O resultado foi obtido após intensa negociação entre o prefeito e vereadores em busca de cargos na prefeitura. O vereador Professor Adalmir (PSDB), embora tenha assinado pela suspensão do recesso na Câmara, não votou pela abertura do processo.
A coligação de Crivella elegeu apenas 4 dos 51 vereadores. Para conseguir apoio na Casa, teve de abrir espaço para membros do MDB, partido que atacou ao longo da campanha de 2016. Entregou a liderança do governo ao vereador Jairinho (MDB), que ocupou o mesmo posto na gestão Eduardo Paes (atualmente no DEM).
Contudo, há queixas de que o prefeito não cumpriu alguns dos acordos firmados. Vereadores veem o alcaide como um governante claudicante em suas decisões, o que provoca o vai-vem de nomeações e exonerações no município.
A suspensão do recesso da Câmara para analisar o impeachment só foi possível após um grupo de vereadores que vinha apoiando o prefeito desembarcar da gestão.
"Tentamos ajudar, mas tudo o que fizemos foi jogado fora. É uma gestão desordenada. Decidimos não fazer mais parte desses desgoverno", disse a vereadora Rosa Fernandes (MDB).
Fernandes afirmou ter sofrido ameaças após anunciar a saída da base de apoio do governo.
Até mesmo a base evangélica de vem criticando o governo. O pastor Silas Malafaia, por exemplo, afirma que "a gestão Crivella tem muito o que melhorar". Ele é contra o impeachment.

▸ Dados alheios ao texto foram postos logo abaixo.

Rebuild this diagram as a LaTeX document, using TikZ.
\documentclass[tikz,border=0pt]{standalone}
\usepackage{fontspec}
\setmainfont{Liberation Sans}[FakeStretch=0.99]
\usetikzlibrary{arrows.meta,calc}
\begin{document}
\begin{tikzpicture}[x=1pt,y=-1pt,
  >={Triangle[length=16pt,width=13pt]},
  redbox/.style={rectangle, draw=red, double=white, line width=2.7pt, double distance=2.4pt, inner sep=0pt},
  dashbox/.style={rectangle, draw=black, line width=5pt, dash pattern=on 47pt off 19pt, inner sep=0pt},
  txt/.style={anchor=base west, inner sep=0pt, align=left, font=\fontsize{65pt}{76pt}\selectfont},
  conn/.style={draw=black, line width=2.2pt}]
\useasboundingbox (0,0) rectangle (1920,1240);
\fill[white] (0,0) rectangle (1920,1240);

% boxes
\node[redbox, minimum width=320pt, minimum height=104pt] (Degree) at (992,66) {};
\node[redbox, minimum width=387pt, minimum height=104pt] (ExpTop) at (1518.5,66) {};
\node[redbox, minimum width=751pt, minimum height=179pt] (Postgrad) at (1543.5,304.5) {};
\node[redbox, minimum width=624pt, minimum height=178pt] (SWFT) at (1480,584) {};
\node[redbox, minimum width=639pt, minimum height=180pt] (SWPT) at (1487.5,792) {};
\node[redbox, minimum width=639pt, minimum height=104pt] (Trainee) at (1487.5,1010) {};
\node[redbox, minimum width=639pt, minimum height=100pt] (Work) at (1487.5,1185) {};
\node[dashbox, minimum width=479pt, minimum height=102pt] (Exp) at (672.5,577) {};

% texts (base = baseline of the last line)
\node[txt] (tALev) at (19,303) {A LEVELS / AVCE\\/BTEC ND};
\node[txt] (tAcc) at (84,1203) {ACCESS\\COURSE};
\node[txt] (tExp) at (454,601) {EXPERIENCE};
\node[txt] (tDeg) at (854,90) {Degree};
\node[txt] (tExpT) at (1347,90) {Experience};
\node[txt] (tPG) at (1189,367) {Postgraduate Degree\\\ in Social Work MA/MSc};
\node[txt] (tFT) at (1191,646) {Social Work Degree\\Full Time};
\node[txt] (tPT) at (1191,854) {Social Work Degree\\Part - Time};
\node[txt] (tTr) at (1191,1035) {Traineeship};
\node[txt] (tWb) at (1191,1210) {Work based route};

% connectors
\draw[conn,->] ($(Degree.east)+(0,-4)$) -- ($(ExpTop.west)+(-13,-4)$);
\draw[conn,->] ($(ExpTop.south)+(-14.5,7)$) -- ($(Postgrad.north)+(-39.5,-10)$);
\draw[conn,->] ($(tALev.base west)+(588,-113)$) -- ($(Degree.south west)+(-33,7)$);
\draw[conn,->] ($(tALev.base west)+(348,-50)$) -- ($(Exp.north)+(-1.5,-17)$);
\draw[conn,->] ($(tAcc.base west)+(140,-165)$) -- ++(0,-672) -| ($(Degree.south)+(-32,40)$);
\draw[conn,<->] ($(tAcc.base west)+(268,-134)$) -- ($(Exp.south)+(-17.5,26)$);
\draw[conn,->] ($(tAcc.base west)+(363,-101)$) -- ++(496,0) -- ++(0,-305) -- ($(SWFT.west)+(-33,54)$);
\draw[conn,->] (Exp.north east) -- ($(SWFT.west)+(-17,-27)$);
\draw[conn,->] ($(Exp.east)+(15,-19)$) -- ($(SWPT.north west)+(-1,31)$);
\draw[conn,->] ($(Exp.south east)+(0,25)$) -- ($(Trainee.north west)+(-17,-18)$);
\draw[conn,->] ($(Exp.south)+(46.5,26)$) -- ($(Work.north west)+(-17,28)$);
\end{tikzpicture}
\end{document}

"Ele errou [ao reunir pastores no palácio]. Mas não para isso tudo. Faltou um pouquinho de inteligência política", disse Malafaia, para quem líderes de outros credos deveriam ter sido convidados.

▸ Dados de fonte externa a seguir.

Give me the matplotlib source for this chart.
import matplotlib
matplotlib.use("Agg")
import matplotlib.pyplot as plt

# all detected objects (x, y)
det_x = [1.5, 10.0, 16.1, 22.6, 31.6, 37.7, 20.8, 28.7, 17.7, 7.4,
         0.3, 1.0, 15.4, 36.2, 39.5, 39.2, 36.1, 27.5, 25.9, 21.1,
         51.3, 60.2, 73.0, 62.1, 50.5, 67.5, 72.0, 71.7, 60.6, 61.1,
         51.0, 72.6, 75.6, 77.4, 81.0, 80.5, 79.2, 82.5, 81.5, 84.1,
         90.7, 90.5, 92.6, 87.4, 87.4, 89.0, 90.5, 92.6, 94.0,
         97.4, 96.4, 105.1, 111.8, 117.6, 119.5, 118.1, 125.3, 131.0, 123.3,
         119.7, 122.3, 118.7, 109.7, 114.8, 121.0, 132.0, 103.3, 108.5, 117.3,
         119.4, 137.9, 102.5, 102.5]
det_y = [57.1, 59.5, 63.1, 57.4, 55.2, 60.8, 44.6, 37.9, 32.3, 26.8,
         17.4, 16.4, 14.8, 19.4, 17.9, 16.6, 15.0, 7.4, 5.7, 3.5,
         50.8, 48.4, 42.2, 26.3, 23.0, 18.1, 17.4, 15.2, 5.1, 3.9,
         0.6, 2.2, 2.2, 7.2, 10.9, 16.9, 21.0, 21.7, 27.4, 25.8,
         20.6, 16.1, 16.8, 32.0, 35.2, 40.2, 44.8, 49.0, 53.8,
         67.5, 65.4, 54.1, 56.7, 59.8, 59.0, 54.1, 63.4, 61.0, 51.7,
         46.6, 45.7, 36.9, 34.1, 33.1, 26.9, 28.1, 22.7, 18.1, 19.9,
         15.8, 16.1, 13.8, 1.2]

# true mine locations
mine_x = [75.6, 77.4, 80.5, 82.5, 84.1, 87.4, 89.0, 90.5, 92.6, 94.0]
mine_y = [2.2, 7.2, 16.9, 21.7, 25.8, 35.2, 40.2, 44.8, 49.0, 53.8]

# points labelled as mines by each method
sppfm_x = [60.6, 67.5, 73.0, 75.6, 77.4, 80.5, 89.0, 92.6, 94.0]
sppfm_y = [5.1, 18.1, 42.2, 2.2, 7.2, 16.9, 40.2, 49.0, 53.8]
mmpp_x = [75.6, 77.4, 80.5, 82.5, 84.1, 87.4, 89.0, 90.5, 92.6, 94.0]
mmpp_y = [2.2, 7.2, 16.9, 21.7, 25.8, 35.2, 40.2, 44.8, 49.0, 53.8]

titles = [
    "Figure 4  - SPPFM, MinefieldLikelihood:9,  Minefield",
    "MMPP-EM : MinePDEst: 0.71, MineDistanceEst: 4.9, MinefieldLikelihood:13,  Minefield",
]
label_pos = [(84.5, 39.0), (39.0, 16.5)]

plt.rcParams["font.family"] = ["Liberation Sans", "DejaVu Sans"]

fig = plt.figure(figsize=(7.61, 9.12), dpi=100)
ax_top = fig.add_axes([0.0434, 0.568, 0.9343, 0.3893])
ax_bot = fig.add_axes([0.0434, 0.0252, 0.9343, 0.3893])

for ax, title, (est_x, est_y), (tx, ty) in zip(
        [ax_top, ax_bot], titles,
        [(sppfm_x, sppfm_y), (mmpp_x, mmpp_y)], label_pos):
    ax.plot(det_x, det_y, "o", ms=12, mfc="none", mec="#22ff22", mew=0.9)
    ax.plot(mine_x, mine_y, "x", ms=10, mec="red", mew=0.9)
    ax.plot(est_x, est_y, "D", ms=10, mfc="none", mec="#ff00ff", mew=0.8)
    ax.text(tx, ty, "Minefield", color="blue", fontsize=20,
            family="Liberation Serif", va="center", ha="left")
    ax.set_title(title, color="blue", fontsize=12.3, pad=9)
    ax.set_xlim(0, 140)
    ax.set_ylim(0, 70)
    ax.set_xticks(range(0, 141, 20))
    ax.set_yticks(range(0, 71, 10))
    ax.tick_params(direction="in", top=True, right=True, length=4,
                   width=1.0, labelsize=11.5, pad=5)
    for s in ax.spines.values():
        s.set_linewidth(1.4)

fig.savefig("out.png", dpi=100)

A falta de identidade também se refletiu no secretariado. Após dois meses de briga pública com o chefe da Casa Civil, Paulo Messina (PRB), César Benjamin foi exonerado nesta quarta (11) da secretaria de Educação. Ao comentar a saída, classificou a gestão Crivella como "fragilizada e confusa".
O prefeito também enfrenta dificuldades administrativas. O TCM o proibiu de fazer novas obras antes de concluir os mais de cem canteiros parados deixados pelo antecessor.
Crivella chegou a tentar recorrer à iniciativa privada para ter ao menos uma obra como vitrine para mostrar. Mas a PPP de obras em Rio das Pedras teve de ser canceladas após reação das lideranças políticas da região, dominada por milícias.
Apesar dos fracassos, o prefeito teve importantes vitórias na Câmara. Após forte negociação de cargos, aprovou a revisão da planta de cálculo do IPTU e a taxação de servidores aposentados.
A análise do impeachment foi mais um teste na capacidade de articulação de Crivella. E mais uma oportunidade para vereadores pleitearem espaço na prefeitura.